This Mother’s Day, things really haven’t changed all that much for Kim Cooper.
Other than her husband working once again in Lawrence.
And re-entering the work force herself.
And both of them caring for another daughter at home, born just before the dawn of a new year.
“Busy,” she said, on a rare day off.
No, Cooper’s life remains pretty much the same steady and fulfilling existence that it’s been for her 26 years, no matter how many twists and turns and changes and challenges and anything else the world can manage to throw at her.
“You know, I don’t know how people do it without grandmas around,” Cooper says, during one of many cross-town visits with the kids to her mother’s house in Lawrence. “I can’t think of anyone else I really trust as much.”
Like many mothers these days, Cooper leans on her own mother more than ever to help navigate the challenges that everyday life can bring.
Thankfully, for Cooper’s sake, Brenda Childers is up for it.
Childers remembers what it was like to raise Kim and her brother, and how she had welcomed the generous assistance of her own mother. Whether it was baby-sitting, helping with transportation or just offering reassuring advice — “No, she doesn’t need to go to the doctor” — Childers figures she had it easier than many of her fellow mommies back then because she had plenty of parental support while both she and her husband had been working full-time.
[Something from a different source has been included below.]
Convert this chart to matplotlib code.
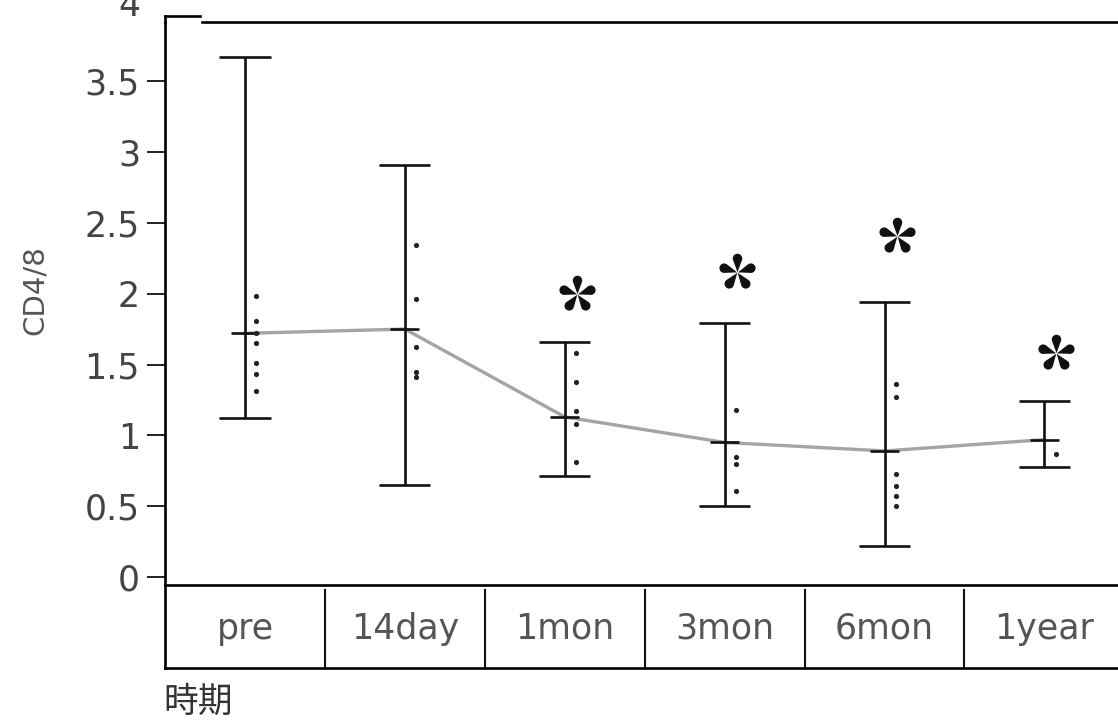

Now that Childers is in a position to return the favor — OK, favors many times over — she figures it’s the least she can do.
“Kids still rely on grandparents to help out,” Childers said. “It makes a difference, I’ll tell you.”
Marguerite, 5, enjoys coming over to grandma’s to read, watch “Hannah Montana” and plant vegetables in the garden. Patricia, 4 months, appears plenty content to plunk down on a blanket, jabber when tickled and curl up on grandma’s shoulder when the mood strikes.
Childers always is just a phone call away, willing to step in when illness strikes, work calls or any of life’s other responsibilities get in the way of parenting. Childers works part time at a Lawrence construction company, as well as for her husband’s marketing firm.
“We’ve been in the work force long enough to manage the work schedule if we need to help out,” she said. “We’ll make things work. My husband and I always have.”
Cooper’s in-laws, Jim and Sandy Cooper, also live in town and provide plenty of support and assistance, Kim Cooper said. She and her husband, Stewart, appreciate the kind and generous support that only parents can provide.
But Kim Cooper can’t imagine what it would be like without the close, in-town mother-daughter bond that she has going now with her own mom — one she hopes to nurture, and repeat, with her own daughters.
“I definitely would hope that my girls wouldn’t move too far away,” she said, with a laugh. “If they do, I’ll probably try to follow them.”